Step 4 — Don’t forget chargeable weight and dimensional pricing

For air shipments, carriers bill the greater of actual weight or volumetric (dimensional) weight. A common industry formula is: volumetric kg = (L × W × H in cm) ÷ 6,000. Bulky but light items can cost more than you’d expect because they “consume” space. See the IATA Knowledge Hub explainer for a clear breakdown.

If your package is large, ask the seller for packaged dimensions and run both weights. For sea or consolidated services, minimum charges and handling fees may replace pure volumetric formulas—but the principle is the same: space costs money.

Step 5 — Understand Incoterms: who pays for what?

Your checkout or invoice may implicitly reference Incoterms (e.g., EXW, FOB, DAP, DDP), which allocate risks and costs between buyer and seller. If the offer is DDP, the seller covers import duties and taxes; if it’s DAP (or similar), you pay those at import. Review trusted primers from the International Chamber of Commerce and U.S. Trade to decode the terms before you purchase.

Step 6 — Add often-overlooked fees

Even when duty and VAT are clear, small fees can shift the total:

  • Customs clearance/brokerage and disbursement/advancement fees
  • Security screening, bond, or formal entry fees (higher values)
  • Storage/demurrage if paperwork lags
  • Address correction, remote-area, or second-delivery surcharges
  • Currency conversion and payment processor fees

Build a cushion (5–10%) for these variables, especially on your first order to a country.

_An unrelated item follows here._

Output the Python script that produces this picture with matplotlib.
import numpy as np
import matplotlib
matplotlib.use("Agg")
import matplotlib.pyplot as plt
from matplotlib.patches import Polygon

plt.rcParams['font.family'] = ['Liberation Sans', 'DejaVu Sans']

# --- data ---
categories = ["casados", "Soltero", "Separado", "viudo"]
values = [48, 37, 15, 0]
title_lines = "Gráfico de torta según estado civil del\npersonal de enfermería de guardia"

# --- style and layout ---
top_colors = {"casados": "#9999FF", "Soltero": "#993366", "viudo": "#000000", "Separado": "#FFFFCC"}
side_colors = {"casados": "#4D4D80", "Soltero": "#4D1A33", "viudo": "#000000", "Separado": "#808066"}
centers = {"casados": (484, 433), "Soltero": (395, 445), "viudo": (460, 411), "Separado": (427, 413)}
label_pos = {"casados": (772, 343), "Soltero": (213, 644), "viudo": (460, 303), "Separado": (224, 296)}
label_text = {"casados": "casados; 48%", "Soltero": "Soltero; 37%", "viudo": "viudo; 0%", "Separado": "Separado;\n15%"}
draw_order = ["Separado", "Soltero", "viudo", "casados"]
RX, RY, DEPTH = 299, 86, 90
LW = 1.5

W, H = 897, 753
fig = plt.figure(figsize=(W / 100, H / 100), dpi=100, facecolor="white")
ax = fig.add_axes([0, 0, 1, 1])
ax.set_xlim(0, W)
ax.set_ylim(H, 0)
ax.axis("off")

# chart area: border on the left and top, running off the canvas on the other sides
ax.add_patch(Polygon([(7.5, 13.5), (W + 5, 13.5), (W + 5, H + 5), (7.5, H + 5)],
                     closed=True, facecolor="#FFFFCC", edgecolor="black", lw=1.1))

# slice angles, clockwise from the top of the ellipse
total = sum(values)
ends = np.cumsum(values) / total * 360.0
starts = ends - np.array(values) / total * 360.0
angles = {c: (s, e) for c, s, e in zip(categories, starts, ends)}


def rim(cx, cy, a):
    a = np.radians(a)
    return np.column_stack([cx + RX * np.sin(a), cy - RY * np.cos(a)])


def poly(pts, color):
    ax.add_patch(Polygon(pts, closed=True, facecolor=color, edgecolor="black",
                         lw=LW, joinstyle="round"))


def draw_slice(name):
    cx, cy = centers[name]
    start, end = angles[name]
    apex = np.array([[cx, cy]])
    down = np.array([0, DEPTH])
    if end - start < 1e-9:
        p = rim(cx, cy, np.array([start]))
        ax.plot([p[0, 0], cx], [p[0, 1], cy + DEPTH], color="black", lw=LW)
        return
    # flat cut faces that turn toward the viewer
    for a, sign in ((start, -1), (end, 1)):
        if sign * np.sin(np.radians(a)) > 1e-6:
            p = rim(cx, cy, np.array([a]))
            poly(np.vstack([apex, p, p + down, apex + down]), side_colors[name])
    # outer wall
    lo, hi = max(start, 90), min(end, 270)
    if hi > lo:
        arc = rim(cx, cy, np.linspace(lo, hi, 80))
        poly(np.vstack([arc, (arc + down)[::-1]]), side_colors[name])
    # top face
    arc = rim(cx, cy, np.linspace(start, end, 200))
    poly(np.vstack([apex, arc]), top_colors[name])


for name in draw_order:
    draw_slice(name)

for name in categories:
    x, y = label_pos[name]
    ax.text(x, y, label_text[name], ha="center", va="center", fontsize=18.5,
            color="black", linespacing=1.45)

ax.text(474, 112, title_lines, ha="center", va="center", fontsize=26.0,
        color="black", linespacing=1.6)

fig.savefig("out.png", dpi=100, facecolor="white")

A quick, repeatable landed-cost workflow

Use this five-step checklist every time:

  1. Classify the product (HS code) and note any special duties or excise.
  2. Confirm valuation basis (usually transaction value; check if freight/insurance are included for your country).
  3. Check thresholds and VAT/GST rules for the destination (EU: VAT on all imports; U.S.: $800 de minimis; UK £135 rules; Australia GST on low-value goods).
  4. Estimate shipping using both actual and volumetric weight; pick the higher (air) and include insurance if desired.
  5. Sum it up: Item price + shipping + insurance → customs value → add duty → add VAT/GST → add feeslanded cost. If your total is borderline, apply the contingency buffer.

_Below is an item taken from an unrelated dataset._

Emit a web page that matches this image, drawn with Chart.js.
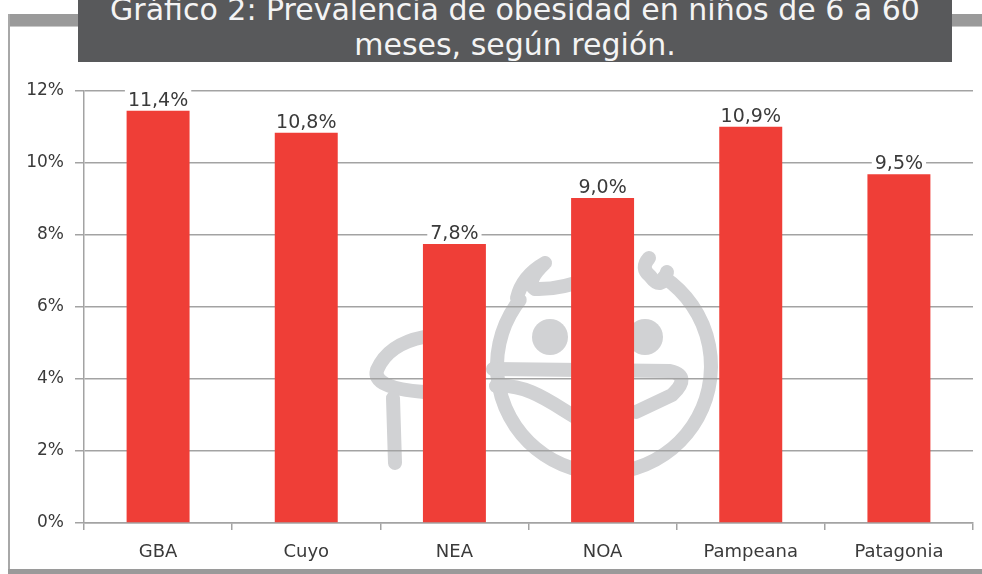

Worked mini-example (illustrative math)

Say a jacket costs $120. Packed size is 50 × 30 × 12 cm (volumetric: 50×30×12 ÷ 6,000 ≈ 3.0 kg). Actual weight is 1.2 kg, so chargeable is 3.0 kg. Air freight quote is $18/kg → $54. You add optional insurance $2.

  • Customs value (CIF-style) ≈ $120 + $54 + $2 = $176
  • Duty: assume 12% for this category in the destination = $21.12
  • VAT: assume 20% applied to (customs value + duty) = 0.20 × ($176 + $21.12) = $39.22
  • Brokerage/clearance: $8 (illustrative)

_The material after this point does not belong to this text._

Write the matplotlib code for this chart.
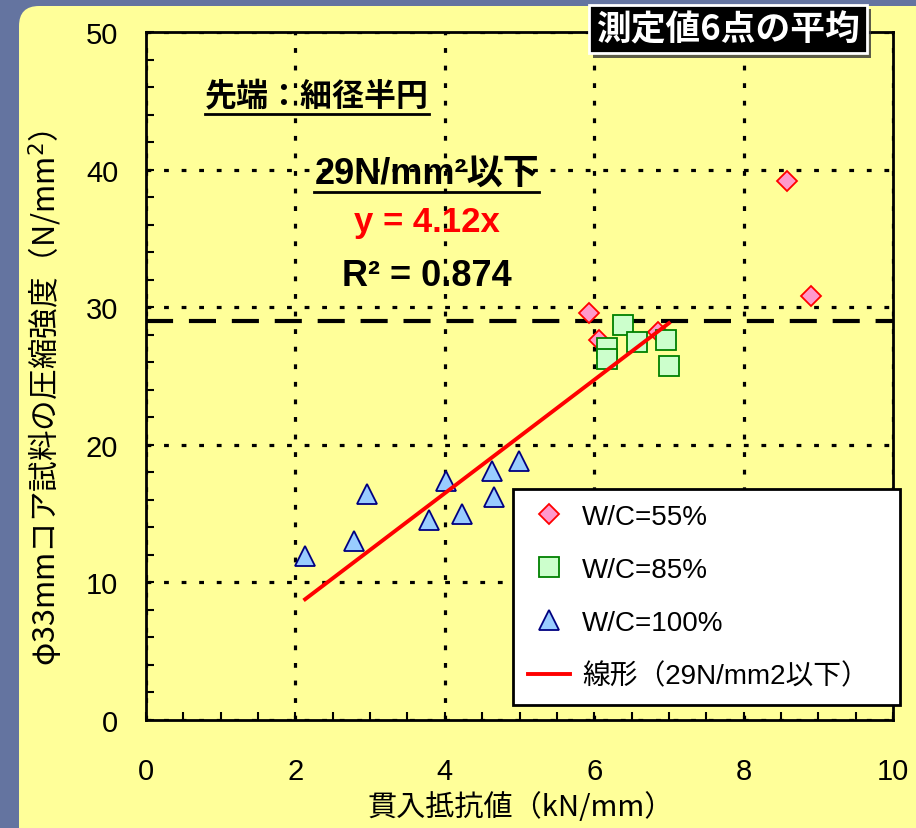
import matplotlib
matplotlib.use("Agg")
import matplotlib.pyplot as plt
import numpy as np
from matplotlib.patches import FancyBboxPatch
from matplotlib.lines import Line2D
import matplotlib.patheffects as pe

plt.rcParams['font.family'] = ['Noto Sans CJK JP', 'DejaVu Sans']
LATIN = ['Liberation Sans', 'Noto Sans CJK JP', 'DejaVu Sans']

# Penetration resistance (kN/mm) vs. core compressive strength (N/mm2)
wc55_x = [8.58, 8.90, 5.93, 6.06, 6.86]
wc55_y = [39.2, 30.8, 29.6, 27.6, 28.2]

wc85_x = [6.39, 6.57, 6.17, 6.17, 6.96, 7.00]
wc85_y = [28.7, 27.5, 27.0, 26.2, 27.6, 25.7]

wc100_x = [2.13, 2.78, 2.96, 3.79, 4.02, 4.23, 4.63, 4.66, 4.99]
wc100_y = [11.9, 13.0, 16.4, 14.5, 17.4, 15.0, 18.1, 16.2, 18.8]

threshold = 29.0
slope = 4.12
r2 = 0.874

x_ticks = [0, 2, 4, 6, 8, 10]
y_ticks = [0, 10, 20, 30, 40, 50]

W, H, DPI = 916, 829, 100
fig = plt.figure(figsize=(W / DPI, H / DPI), dpi=DPI)
fig.patch.set_facecolor('#6474A0')

# yellow rounded panel
panel = FancyBboxPatch((0.19, -0.5), 9.5, 8.22 + 0.5,
                       boxstyle="round,pad=0,rounding_size=0.2",
                       transform=fig.dpi_scale_trans, facecolor='#FFFF99',
                       edgecolor='none', zorder=-10)
fig.patches.append(panel)

ax = fig.add_axes([146 / W, 1 - 721 / H, 747 / W, 688 / H])
ax.set_facecolor('#FFFF99')
ax.set_xlim(0, 10)
ax.set_ylim(0, 50)

ax.set_xticks(x_ticks)
ax.set_yticks(y_ticks)
ax.set_xticks(np.arange(0, 10.01, 0.5), minor=True)
ax.set_yticks(np.arange(0, 50.01, 2), minor=True)
ax.tick_params(which='both', direction='in', length=6, width=1.5, colors='black',
               top=False, right=False)
ax.tick_params(axis='x', pad=27)
ax.tick_params(axis='y', pad=20)
for lab in ax.get_xticklabels() + ax.get_yticklabels():
    lab.set_fontfamily(LATIN)
    lab.set_fontsize(21)

for s in ['left', 'bottom', 'right', 'top']:
    ax.spines[s].set_linewidth(2)
    ax.spines[s].set_color('black')

dot = (0, (1.5, 4))
ax.grid(True, which='major', color='black', linestyle=dot, linewidth=2.3)
ax.set_axisbelow(True)
ax.axhline(threshold, color='black', linewidth=3, linestyle=(0, (6.5, 3.8)), zorder=2)

ax.plot(wc55_x, wc55_y, linestyle='none', marker='D', markersize=10.5,
        markerfacecolor='#FF99CC', markeredgecolor='#FF0000', markeredgewidth=1.3,
        label='W/C=55%', zorder=4)
ax.plot(wc85_x, wc85_y, linestyle='none', marker='s', markersize=14,
        markerfacecolor='#CCFFCC', markeredgecolor='#008000', markeredgewidth=1.3,
        label='W/C=85%', zorder=4)
ax.plot(wc100_x, wc100_y, linestyle='none', marker='^', markersize=15,
        markerfacecolor='#99CCFF', markeredgecolor='#000080', markeredgewidth=1.3,
        label='W/C=100%', zorder=4)

# linear fit through origin for the data at or below the threshold
all_x = np.array(wc55_x + wc85_x + wc100_x)
all_y = np.array(wc55_y + wc85_y + wc100_y)
sel = all_x[all_y <= threshold]
fx = np.array([sel.min(), sel.max()])
ax.plot(fx, slope * fx, color='#FF0000', linewidth=2.8,
        label='線形（29N/mm2以下）', zorder=5)

leg_h = (700 - 490) / 688
leg = ax.legend(loc='upper left', bbox_to_anchor=(0.491, 0.336 - leg_h, 0.518, leg_h),
                mode='expand', prop=dict(family=LATIN, size=20),
                frameon=True, fancybox=False, framealpha=1, edgecolor='black',
                handlelength=1.5, handletextpad=0.45, labelspacing=0.97,
                borderpad=0.55, borderaxespad=0, numpoints=1)
leg.get_frame().set_linewidth(2)
leg.set_zorder(10)

fig.text(521 / W, 1 - 808 / H, '貫入抵抗値（kN/mm）', ha='center', va='center', fontsize=21)
fig.text(46 / W, 1 - 398 / H, 'φ33mmコア試料の圧縮強度（N/mm$^2$）', ha='center',
         va='center', rotation=90, fontsize=22)

t1 = ax.text(0.229, 0.906, '先端：細径半円', transform=ax.transAxes, ha='center',
             va='center', fontsize=23, fontweight='bold')
t2 = ax.text(0.376, 0.795, '29N/mm²以下', transform=ax.transAxes, ha='center',
             va='center', fontsize=26, fontweight='bold', family=LATIN)
ax.text(0.376, 0.724, f'y = {slope:.2f}x', transform=ax.transAxes, ha='center',
        va='center', fontsize=25, fontweight='bold', color='#FF0000', family=LATIN)
ax.text(0.376, 0.646, f'R² = {r2:.3f}', transform=ax.transAxes, ha='center',
        va='center', fontsize=26, fontweight='bold', family=LATIN)

fig.canvas.draw()
renderer = fig.canvas.get_renderer()
inv = fig.transFigure.inverted()
for t in (t1, t2):
    bb = t.get_window_extent(renderer)
    (x0, y0), (x1, _) = inv.transform([[bb.x0, bb.y0], [bb.x1, bb.y0]])
    fig.add_artist(Line2D([x0, x1], [y0 - 0.002, y0 - 0.002], transform=fig.transFigure,
                          color='black', linewidth=2))

fig.text(728 / W, 1 - 30 / H, '測定値6点の平均', ha='center', va='center',
         fontsize=25, fontweight='bold', color='white',
         bbox=dict(boxstyle='square,pad=0.2', facecolor='black', edgecolor='white',
                   linewidth=2,
                   path_effects=[pe.SimplePatchShadow(offset=(3, -3), shadow_rgbFace='#333333',
                                                      alpha=0.8), pe.Normal()]),
         zorder=20)

fig.savefig('out.png', dpi=DPI, facecolor=fig.get_facecolor())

Estimated landed cost ≈ 120 + 54 + 2 + 21.12 + 39.22 + 8 = $244.34. If your budget was $230, you’d pass; if you really want it, look for slower/cheaper freight or wait for a price drop.

(Duty and VAT rates above are placeholders—always check official sources for your product and country.)

FAQs I ask myself before hitting “Buy”

Will my order qualify for a de minimis break? If yes, you might avoid duty (and sometimes import taxes), but rules vary and can change. Check official sources for the U.S., EU, UK, Australia, and elsewhere before assuming relief applies.

What exchange rate will customs use? Authorities often publish official rates (e.g., CBP posts weekly rates; other jurisdictions rely on central bank or customs-set rates). Account for small FX differences when budgeting.

Do Incoterms on the offer change who pays taxes? Yes. DDP typically shifts import taxes to the seller; DAP/EXW typically leave them to you. Read the term carefully on the invoice or checkout page.

Conclusion: a simple formula for confident 2025 checkout decisions

Estimating landed cost isn’t guesswork—it’s a repeatable process. Classify the product accurately, confirm how your destination calculates customs value, check current VAT/GST and de minimis rules, compute shipping using chargeable weight, and add routine clearance fees with a small buffer. With those steps, you’ll turn surprise bills into predictable totals and make smarter buy/don’t-buy decisions—no matter where in the world you’re shipping.